Reproduce exactly, with no pictures, each line from the opening of the material down through the line containing "CJK TC', 'Noto".
■ ■ ■ ■
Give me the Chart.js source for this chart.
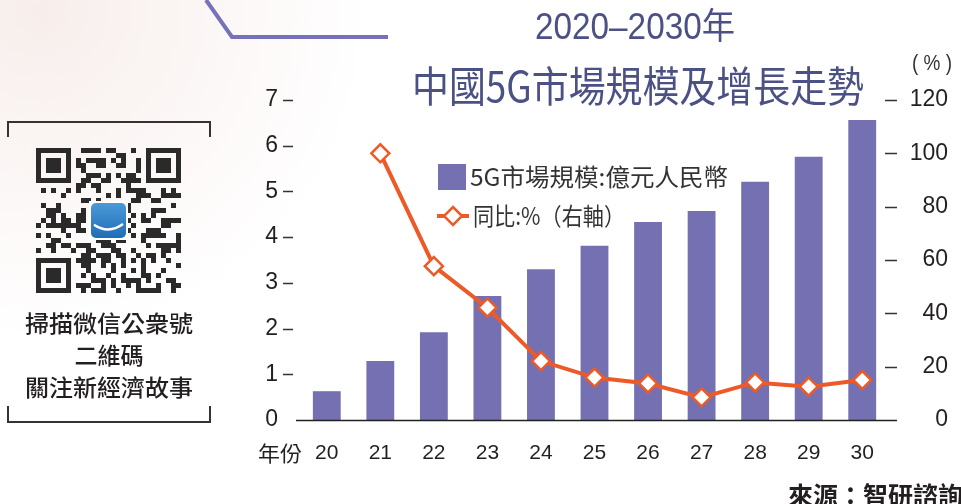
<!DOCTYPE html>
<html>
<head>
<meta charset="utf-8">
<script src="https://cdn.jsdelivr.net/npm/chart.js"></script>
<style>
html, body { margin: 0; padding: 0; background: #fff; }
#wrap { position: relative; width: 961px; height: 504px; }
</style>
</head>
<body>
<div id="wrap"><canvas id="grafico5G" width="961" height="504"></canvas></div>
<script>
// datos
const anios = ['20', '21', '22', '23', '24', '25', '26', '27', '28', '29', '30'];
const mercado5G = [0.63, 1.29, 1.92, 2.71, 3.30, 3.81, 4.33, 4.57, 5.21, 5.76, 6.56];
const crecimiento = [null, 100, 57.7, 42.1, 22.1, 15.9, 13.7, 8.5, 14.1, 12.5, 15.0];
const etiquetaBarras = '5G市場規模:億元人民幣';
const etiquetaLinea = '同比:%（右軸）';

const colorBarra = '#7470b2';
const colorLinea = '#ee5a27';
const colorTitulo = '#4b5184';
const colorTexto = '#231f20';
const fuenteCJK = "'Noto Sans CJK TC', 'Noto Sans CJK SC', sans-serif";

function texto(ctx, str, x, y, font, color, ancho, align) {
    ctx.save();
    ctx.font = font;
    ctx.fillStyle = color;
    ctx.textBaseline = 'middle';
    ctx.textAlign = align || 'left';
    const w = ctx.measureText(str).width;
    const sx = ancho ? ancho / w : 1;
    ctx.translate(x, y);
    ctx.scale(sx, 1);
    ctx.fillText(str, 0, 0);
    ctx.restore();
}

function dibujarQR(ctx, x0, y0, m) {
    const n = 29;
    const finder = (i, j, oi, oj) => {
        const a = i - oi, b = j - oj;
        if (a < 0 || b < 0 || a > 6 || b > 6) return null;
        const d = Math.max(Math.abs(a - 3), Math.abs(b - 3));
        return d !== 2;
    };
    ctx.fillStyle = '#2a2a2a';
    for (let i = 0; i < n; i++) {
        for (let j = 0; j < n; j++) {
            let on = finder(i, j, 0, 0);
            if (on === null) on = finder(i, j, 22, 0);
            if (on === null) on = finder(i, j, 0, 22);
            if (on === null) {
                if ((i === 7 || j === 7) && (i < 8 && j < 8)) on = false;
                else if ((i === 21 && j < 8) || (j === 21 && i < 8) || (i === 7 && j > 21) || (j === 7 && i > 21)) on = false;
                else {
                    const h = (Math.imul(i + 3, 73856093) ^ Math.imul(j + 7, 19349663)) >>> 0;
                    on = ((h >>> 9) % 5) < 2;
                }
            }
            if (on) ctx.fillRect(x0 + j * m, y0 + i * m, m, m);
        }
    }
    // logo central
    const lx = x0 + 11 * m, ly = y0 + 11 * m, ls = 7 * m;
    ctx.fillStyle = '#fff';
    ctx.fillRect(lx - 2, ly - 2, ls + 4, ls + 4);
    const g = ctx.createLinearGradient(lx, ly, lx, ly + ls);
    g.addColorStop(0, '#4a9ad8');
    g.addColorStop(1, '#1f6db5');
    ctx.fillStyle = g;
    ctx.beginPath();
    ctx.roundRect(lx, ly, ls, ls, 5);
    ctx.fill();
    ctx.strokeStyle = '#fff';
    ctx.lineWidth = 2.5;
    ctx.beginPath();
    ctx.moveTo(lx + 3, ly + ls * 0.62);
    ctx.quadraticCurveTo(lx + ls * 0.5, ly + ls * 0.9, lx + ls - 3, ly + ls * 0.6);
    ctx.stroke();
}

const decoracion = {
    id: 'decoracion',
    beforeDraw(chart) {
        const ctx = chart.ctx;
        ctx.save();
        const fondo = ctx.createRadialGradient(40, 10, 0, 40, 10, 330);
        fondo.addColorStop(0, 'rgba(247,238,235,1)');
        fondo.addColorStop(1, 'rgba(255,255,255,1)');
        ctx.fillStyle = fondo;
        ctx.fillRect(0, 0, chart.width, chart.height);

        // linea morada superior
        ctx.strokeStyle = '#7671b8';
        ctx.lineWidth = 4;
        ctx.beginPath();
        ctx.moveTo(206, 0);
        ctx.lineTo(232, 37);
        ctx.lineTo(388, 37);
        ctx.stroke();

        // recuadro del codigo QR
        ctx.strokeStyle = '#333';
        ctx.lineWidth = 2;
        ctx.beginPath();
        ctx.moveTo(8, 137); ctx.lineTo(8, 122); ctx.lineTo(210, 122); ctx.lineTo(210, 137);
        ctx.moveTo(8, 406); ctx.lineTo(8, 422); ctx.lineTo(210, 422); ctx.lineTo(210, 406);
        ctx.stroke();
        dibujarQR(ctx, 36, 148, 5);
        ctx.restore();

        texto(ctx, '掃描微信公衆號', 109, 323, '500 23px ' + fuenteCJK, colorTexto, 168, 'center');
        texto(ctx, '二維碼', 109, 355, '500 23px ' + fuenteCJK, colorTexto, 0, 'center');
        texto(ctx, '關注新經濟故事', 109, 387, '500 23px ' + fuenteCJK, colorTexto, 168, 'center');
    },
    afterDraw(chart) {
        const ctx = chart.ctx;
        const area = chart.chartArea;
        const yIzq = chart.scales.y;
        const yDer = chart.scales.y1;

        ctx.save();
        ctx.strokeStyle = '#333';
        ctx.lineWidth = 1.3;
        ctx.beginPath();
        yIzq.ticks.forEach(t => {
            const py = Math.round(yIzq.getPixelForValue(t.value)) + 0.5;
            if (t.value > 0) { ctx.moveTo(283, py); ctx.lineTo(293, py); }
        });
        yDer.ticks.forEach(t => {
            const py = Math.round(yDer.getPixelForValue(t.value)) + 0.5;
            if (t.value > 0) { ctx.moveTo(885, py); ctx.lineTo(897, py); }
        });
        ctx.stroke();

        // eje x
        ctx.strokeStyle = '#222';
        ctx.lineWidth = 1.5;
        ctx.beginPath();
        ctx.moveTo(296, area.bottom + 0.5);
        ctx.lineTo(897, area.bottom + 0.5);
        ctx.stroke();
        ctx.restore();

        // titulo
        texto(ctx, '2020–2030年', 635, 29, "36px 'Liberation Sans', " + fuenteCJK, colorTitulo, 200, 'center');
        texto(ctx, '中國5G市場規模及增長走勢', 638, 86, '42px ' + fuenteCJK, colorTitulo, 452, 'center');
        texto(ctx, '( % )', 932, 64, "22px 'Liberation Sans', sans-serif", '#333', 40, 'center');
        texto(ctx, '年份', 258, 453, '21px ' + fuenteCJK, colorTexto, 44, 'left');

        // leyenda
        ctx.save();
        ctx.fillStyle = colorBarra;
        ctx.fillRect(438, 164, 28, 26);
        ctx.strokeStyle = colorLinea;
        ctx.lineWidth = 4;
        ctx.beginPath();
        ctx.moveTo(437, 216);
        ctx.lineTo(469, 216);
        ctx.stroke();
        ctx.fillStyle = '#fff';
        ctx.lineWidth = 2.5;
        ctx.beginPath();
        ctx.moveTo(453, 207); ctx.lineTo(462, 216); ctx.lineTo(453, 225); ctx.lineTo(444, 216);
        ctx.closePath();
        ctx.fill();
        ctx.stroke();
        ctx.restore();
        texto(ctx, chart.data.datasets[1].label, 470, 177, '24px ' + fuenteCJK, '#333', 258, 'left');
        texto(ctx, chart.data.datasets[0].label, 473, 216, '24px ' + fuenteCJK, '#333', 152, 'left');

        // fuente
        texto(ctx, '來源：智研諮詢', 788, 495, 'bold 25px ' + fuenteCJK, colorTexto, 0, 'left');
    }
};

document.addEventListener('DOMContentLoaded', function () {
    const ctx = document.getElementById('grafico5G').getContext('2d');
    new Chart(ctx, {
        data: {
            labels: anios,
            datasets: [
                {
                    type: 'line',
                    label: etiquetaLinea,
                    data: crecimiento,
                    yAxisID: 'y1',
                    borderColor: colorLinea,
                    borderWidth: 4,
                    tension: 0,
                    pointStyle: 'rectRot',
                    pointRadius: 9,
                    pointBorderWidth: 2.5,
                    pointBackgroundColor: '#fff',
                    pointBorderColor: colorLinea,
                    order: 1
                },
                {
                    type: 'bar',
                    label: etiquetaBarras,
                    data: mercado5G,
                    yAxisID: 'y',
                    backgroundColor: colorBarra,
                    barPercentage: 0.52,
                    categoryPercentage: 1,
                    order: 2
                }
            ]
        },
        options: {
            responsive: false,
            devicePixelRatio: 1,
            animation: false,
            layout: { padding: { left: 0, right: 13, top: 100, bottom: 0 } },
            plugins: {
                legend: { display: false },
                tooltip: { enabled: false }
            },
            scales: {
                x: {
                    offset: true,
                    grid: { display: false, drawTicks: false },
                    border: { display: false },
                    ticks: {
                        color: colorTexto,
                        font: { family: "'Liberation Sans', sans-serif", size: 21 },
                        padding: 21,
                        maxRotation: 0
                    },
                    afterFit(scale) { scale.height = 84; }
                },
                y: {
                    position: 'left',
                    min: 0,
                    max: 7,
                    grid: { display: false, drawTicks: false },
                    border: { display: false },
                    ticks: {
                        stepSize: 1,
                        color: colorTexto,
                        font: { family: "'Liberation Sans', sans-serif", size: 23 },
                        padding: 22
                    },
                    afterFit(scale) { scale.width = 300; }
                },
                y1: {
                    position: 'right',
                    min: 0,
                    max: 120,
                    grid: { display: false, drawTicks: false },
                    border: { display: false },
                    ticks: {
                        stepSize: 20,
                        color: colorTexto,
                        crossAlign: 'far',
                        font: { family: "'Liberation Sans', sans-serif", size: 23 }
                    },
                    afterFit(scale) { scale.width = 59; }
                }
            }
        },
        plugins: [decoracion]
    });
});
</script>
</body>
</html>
■ ■ ■ ■
▶ _Finished task_:
Give me the Chart.js source for this chart.
<!DOCTYPE html>
<html>
<head>
<meta charset="utf-8">
<script src="https://cdn.jsdelivr.net/npm/chart.js"></script>
<style>
html, body { margin: 0; padding: 0; background: #fff; }
#wrap { position: relative; width: 961px; height: 504px; }
</style>
</head>
<body>
<div id="wrap"><canvas id="grafico5G" width="961" height="504"></canvas></div>
<script>
// datos
const anios = ['20', '21', '22', '23', '24', '25', '26', '27', '28', '29', '30'];
const mercado5G = [0.63, 1.29, 1.92, 2.71, 3.30, 3.81, 4.33, 4.57, 5.21, 5.76, 6.56];
const crecimiento = [null, 100, 57.7, 42.1, 22.1, 15.9, 13.7, 8.5, 14.1, 12.5, 15.0];
const etiquetaBarras = '5G市場規模:億元人民幣';
const etiquetaLinea = '同比:%（右軸）';

const colorBarra = '#7470b2';
const colorLinea = '#ee5a27';
const colorTitulo = '#4b5184';
const colorTexto = '#231f20';
const fuenteCJK = "'Noto Sans CJK TC', 'Noto Sans CJK SC', sans-serif";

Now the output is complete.